Unsurprisingly given their respective league positions, both Thistle and County usually play a reactive style of football. On Friday, this will not do. Any passivity shown will surely be leapt on by either side so it’s utterly imperative that both teams set out on the front foot. This doesn’t come particularly naturally for either side, who both enjoy a minority share of possession on average.


This is perhaps where the Glasgow club have a slight advantage over County. Their total expected goals (xG) in the Premiership this season is higher than their actual goals scored – this shows that Thistle create more, better opportunities than their goals scored column suggests. By taking the game to County, Thistle have shown that they can create good chances. All they need is for someone to bury them – after recently bringing a 594-minute goal drought to an end against Hamilton, fan favourite Kris Doolan might fancy his chances of finding the net.

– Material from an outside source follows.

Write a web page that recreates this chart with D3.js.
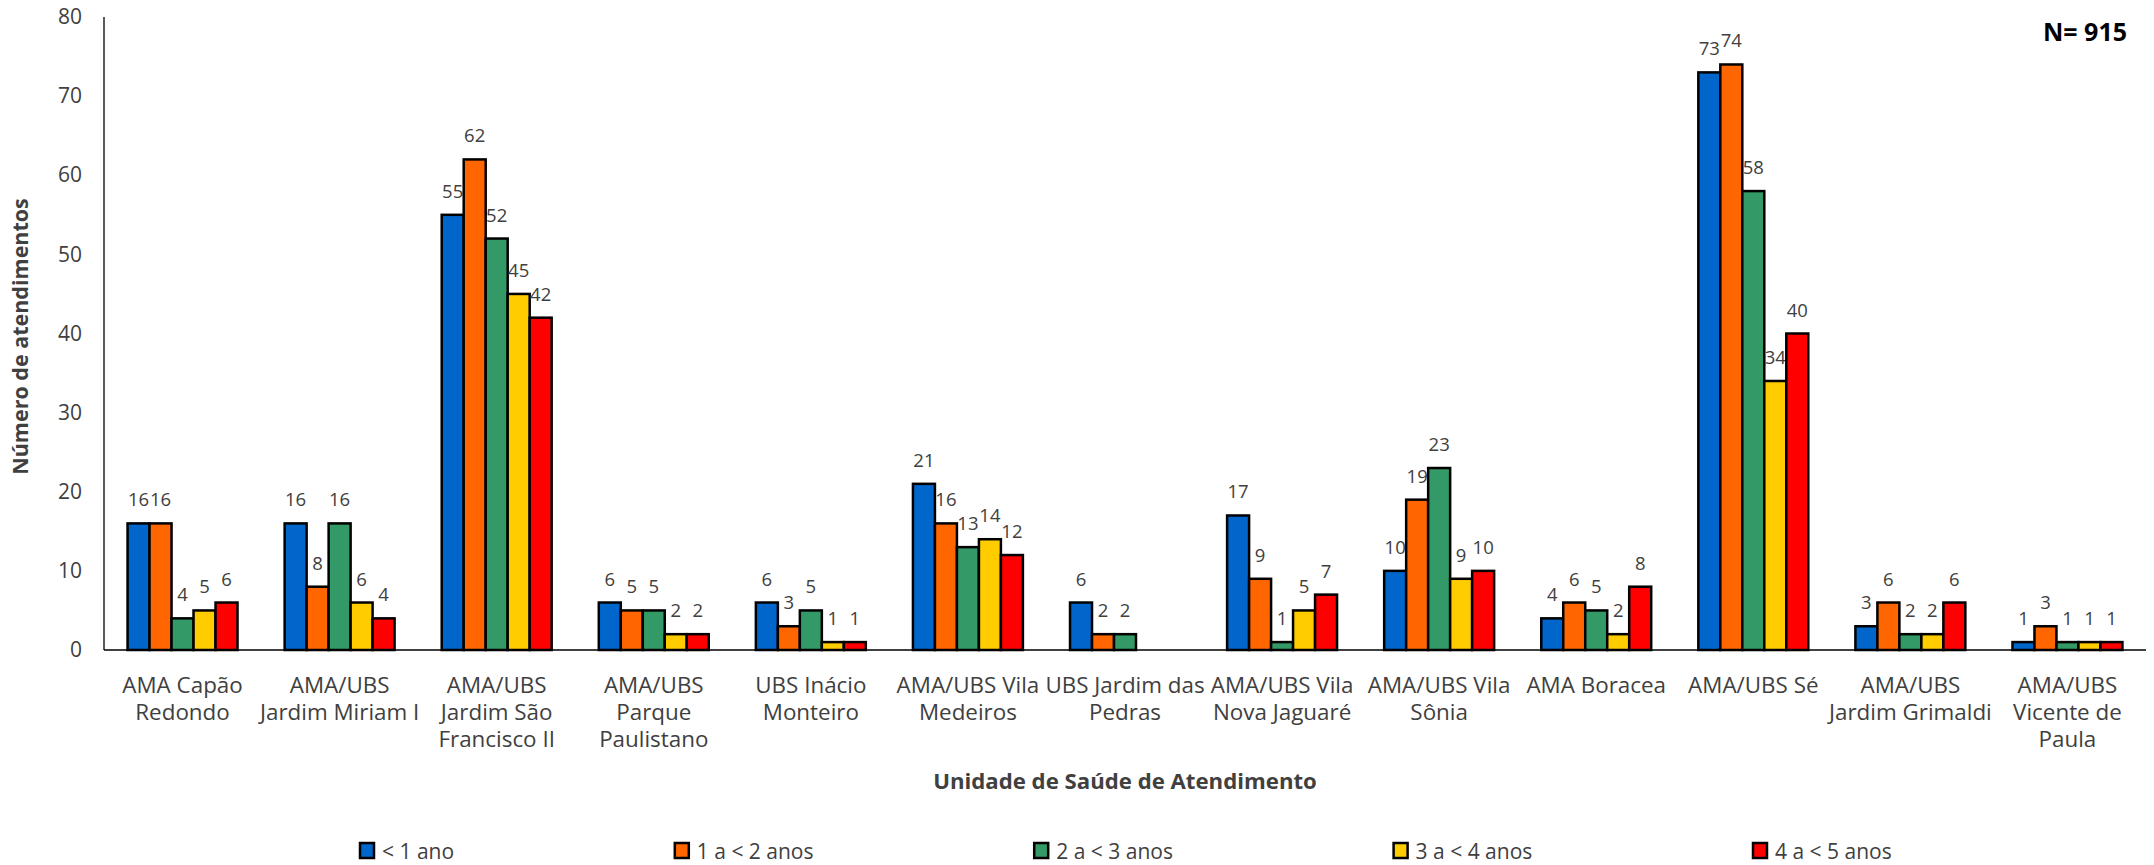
<!DOCTYPE html>
<html>
<head>
<meta charset="utf-8">
<script src="https://cdn.jsdelivr.net/npm/d3@7"></script>
<style>
  html, body { margin: 0; padding: 0; background: #fff; }
  svg { display: block; font-family: "Open Sans", sans-serif; }
</style>
</head>
<body>
<svg id="chart" width="2154" height="865"></svg>
<script>
// ---- data ----
const categories = [
  "AMA Capão Redondo", "AMA/UBS Jardim Miriam I", "AMA/UBS Jardim São Francisco II",
  "AMA/UBS Parque Paulistano", "UBS Inácio Monteiro", "AMA/UBS Vila Medeiros",
  "UBS Jardim das Pedras", "AMA/UBS Vila Nova Jaguaré", "AMA/UBS Vila Sônia",
  "AMA Boracea", "AMA/UBS Sé", "AMA/UBS Jardim Grimaldi", "AMA/UBS Vicente de Paula"
];
const categoryLines = [
  ["AMA Capão", "Redondo"], ["AMA/UBS", "Jardim Miriam I"], ["AMA/UBS", "Jardim São", "Francisco II"],
  ["AMA/UBS", "Parque", "Paulistano"], ["UBS Inácio", "Monteiro"], ["AMA/UBS Vila", "Medeiros"],
  ["UBS Jardim das", "Pedras"], ["AMA/UBS Vila", "Nova Jaguaré"], ["AMA/UBS Vila", "Sônia"],
  ["AMA Boracea"], ["AMA/UBS Sé"], ["AMA/UBS", "Jardim Grimaldi"], ["AMA/UBS", "Vicente de", "Paula"]
];
const seriesNames = ["< 1 ano", "1 a < 2 anos", "2 a < 3 anos", "3 a < 4 anos", "4 a < 5 anos"];
const seriesColors = ["#0066CC", "#FF6600", "#339966", "#FFCC00", "#FF0000"];
const lessThan1   = [16, 16, 55, 6, 6, 21, 6, 17, 10, 4, 73, 3, 1];
const from1to2    = [16,  8, 62, 5, 3, 16, 2,  9, 19, 6, 74, 6, 3];
const from2to3    = [ 4, 16, 52, 5, 5, 13, 2,  1, 23, 5, 58, 2, 1];
const from3to4    = [ 5,  6, 45, 2, 1, 14, 0,  5,  9, 2, 34, 2, 1];
const from4to5    = [ 6,  4, 42, 2, 1, 12, 0,  7, 10, 8, 40, 6, 1];
const seriesValues = [lessThan1, from1to2, from2to3, from3to4, from4to5];
const yTicks = [0, 10, 20, 30, 40, 50, 60, 70, 80];
const yTitle = "Número de atendimentos";
const xTitle = "Unidade de Saúde de Atendimento";
const nLabel = "N= 915";

// ---- layout ----
const svg = d3.select("#chart");
const mLeft = 104, mRight = 2146, mTop = 17, mBottom = 650;
const textColor = "#404040";

const x0 = d3.scaleBand().domain(categories).range([mLeft, mRight]).paddingInner(0.3).paddingOuter(0.15);
const x1 = d3.scaleBand().domain(seriesNames).range([0, x0.bandwidth()]);
const y = d3.scaleLinear().domain([0, 80]).range([mBottom, mTop]);

// y tick labels
const yAxis = d3.axisLeft(y).tickValues(yTicks).tickSize(0).tickPadding(22);
const gy = svg.append("g").attr("transform", `translate(${mLeft},0)`).call(yAxis);
gy.select(".domain").remove();
gy.selectAll("text").attr("font-size", 21).attr("fill", textColor).attr("font-family", "Open Sans");

// axis lines
svg.append("line").attr("x1", mLeft).attr("x2", mLeft).attr("y1", y(80)).attr("y2", y(0))
  .attr("stroke", "#000").attr("stroke-width", 1.3);

// bars
const groups = svg.append("g").selectAll("g").data(categories).join("g")
  .attr("transform", d => `translate(${x0(d)},0)`);

groups.each(function(cat, ci) {
  const g = d3.select(this);
  seriesNames.forEach((s, si) => {
    const v = seriesValues[si][ci];
    if (v <= 0) return;
    g.append("rect")
      .attr("x", x1(s)).attr("width", x1.bandwidth())
      .attr("y", y(v)).attr("height", y(0) - y(v))
      .attr("fill", seriesColors[si]).attr("stroke", "#000").attr("stroke-width", 2.5);
    g.append("text")
      .attr("x", x1(s) + x1.bandwidth() / 2).attr("y", y(v) - 17)
      .attr("text-anchor", "middle").attr("font-size", 18.5).attr("fill", textColor)
      .text(v);
  });
});

svg.append("line").attr("x1", mLeft).attr("x2", mRight).attr("y1", y(0)).attr("y2", y(0))
  .attr("stroke", "#000").attr("stroke-width", 1.3);

// category labels
const catG = svg.append("g");
categories.forEach((c, i) => {
  const t = catG.append("text").attr("text-anchor", "middle").attr("font-size", 22.4).attr("fill", textColor);
  categoryLines[i].forEach((ln, li) => {
    t.append("tspan").attr("x", x0(c) + x0.bandwidth() / 2).attr("y", 693 + li * 26.8).text(ln);
  });
});

// axis titles
svg.append("text").attr("x", (mLeft + mRight) / 2).attr("y", 789).attr("text-anchor", "middle")
  .attr("font-size", 22.2).attr("font-weight", "bold").attr("fill", textColor).text(xTitle);
svg.append("text").attr("transform", `translate(28,${(mTop + mBottom) / 2 + 3}) rotate(-90)`)
  .attr("text-anchor", "middle").attr("font-size", 21.5).attr("font-weight", "bold")
  .attr("fill", textColor).text(yTitle);

// N label
svg.append("text").attr("x", 2127).attr("y", 41).attr("text-anchor", "end")
  .attr("font-size", 25).attr("font-weight", "bold").attr("fill", "#000").text(nLabel);

// legend
const lg = svg.append("g");
const items = seriesNames.map((s, i) => {
  const g = lg.append("g");
  g.append("rect").attr("x", 0).attr("y", -8).attr("width", 14).attr("height", 15)
    .attr("fill", seriesColors[i]).attr("stroke", "#000").attr("stroke-width", 2.5);
  const t = g.append("text").attr("x", 22).attr("y", 7.5).attr("font-size", 21).attr("fill", textColor).text(s);
  return { g, w: 22 + t.node().getComputedTextLength() };
});
const legendStart = 360, legendLastStart = 1753;
const sumW = items.slice(0, 4).reduce((a, b) => a + b.w, 0);
const gap = (legendLastStart - legendStart - sumW) / 4;
let cx = legendStart;
items.forEach(it => { it.g.attr("transform", `translate(${cx},851)`); cx += it.w + gap; });
</script>
</body>
</html>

If County can get Thistle on the back foot, though, then the Highland club have every chance of walking away with the win. Thistle might create slightly better opportunities, but County average 1.18 more shots per game than their relegation rivals. Ross County’s xG is slightly lower than their actual goals, suggesting that Kettlewell’s side are taking difficult chances and making the most of whatever opportunities they fashion. This skill has obvious benefits in a game such as Friday’s.


Come Friday, both sides will feel the pressure to grab a win that will almost certainly ensure Premiership survival for another season. So far this season playing passive, reactive football has hurt both of these teams and neither can afford to make the same mistake again. It’s vital that both sets of players attempt to go out on the front foot and set the pace of the game – if one side doesn’t, they will find themselves meekly dropping out of the division without having even put up a fight.